Additional federal and state licenses, permits, and registrations for trucking
Examples of other licenses, permits, and registrations that your trucking business might need, include:
- Unified carrier registration (UCR): A UCR is required if your business operates a commercial vehicle that weighs more than 10,000 pounds, you carry hazardous materials, or if you transport more than 10 passengers (including the driver) across interstate lines. If your business has operations in Canada, Mexico, or any other country that crosses into the U.S. you are also subject to the UCR requirements. UCR requires that your company pays an annual registration fee based on the number of vehicles in your fleet.

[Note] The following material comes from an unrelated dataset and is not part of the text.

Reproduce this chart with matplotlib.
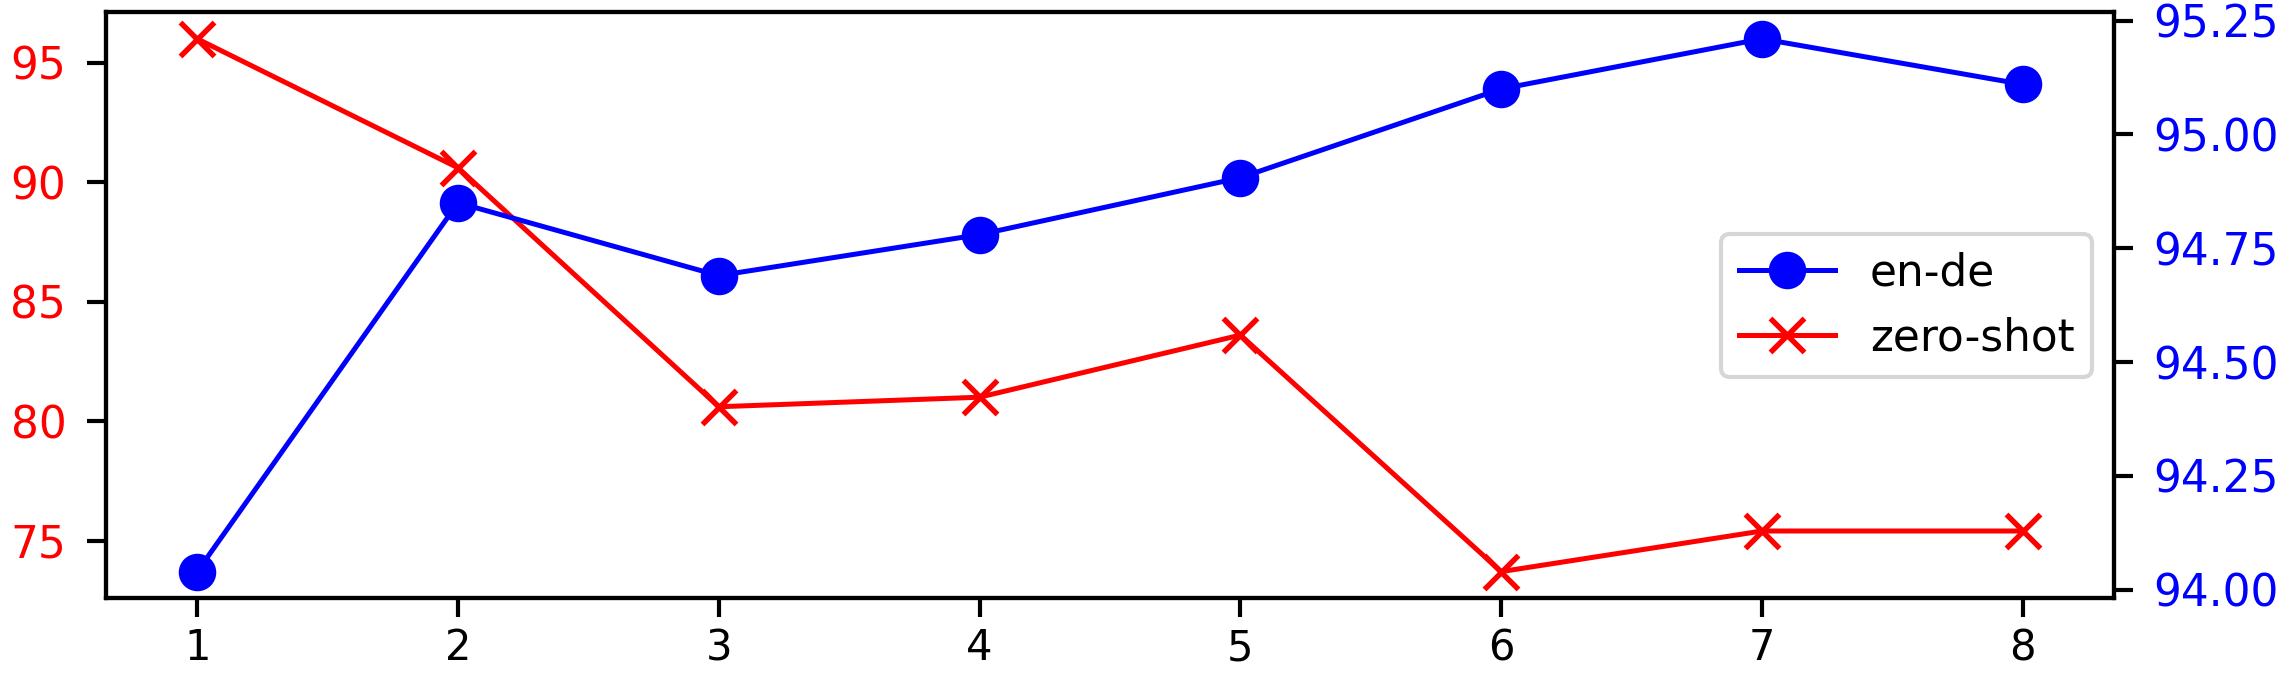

You can register through the UCR website.
- FMCSA hazardous materials safety permit: If you transport hazardous materials, interstate or intrastate, you must obtain an FMCSA Hazardous Materials Safety Permit (HMSP).
- PHMSA registration: If your transport certain quantities and types of hazardous materials and waste, you must also file an annual registration statement with the USDOT and pay a fee. Furthermore, if you have an HMSP you must also file for a Pipeline and Hazardous Materials Safety Administration (PHMSA) registration.
- International registration (IRP) license plate: IRP is a cooperative agreement that regulates commercial vehicles traveling within the U.S. and most Canadian provinces. File an application for an IRP in the jurisdiction where you are based.
- International Fuel Tax Agreement (IFTA) permit: This simplifies the reporting of fuel used by trucks and allows your trucking business to have a single fuel license. To maintain the license, you are required to file quarterly fuel use tax returns in the state where your business is registered
- Heavy highway use tax return (Form 2290): If you have registered or are required to register a heavy highway motor vehicle with a taxable gross weight of 55,000 pounds or more at the time of first use during a reporting period, you must file Form 2290, Heavy Highway Vehicle Use Tax Return with the IRS.
- Standard carrier alpha code (SCAC): This is a unique two- or four-letter code used to identify transportation companies who plan to transport government, military, international, or intermodal loads. Obtain your SCAC code from the National Motor Freight Traffic Association (NMFTA).
- Commercial driver’s license: To operate heavy trucks, your company drivers require valid commercial driver’s licenses (CDLs). Obtaining a license involves an extensive background check, CDL training, a written permit exam, and a driving test. To be eligible for a CDL, your drivers must be at least 18 years old (21 to drive a truck from state to state). Each state has different testing standards for CDLs.
Miscellaneous state requirements. State trucking regulations tend to be geared more toward intrastate/in-state companies but may also affect interstate/out-of-state companies. These are regulated by Departments of Transportation, Highway Safety Agencies, and/or Departments of Motor Vehicles. If your business operates within a state, check what permits or registrations may be required. For example, you may need the following:
- State motor carrier permit/registration: If you operate intrastate you may need to register your operations or obtain a permit with that state’s motor carrier division before traveling into that state. This could also apply to out-of-state commercial vehicles.
- Oversize/overweight permit: Some states require trucking companies who travel through their states to obtain additional permits if they exceed the state’s legal size or weight limits.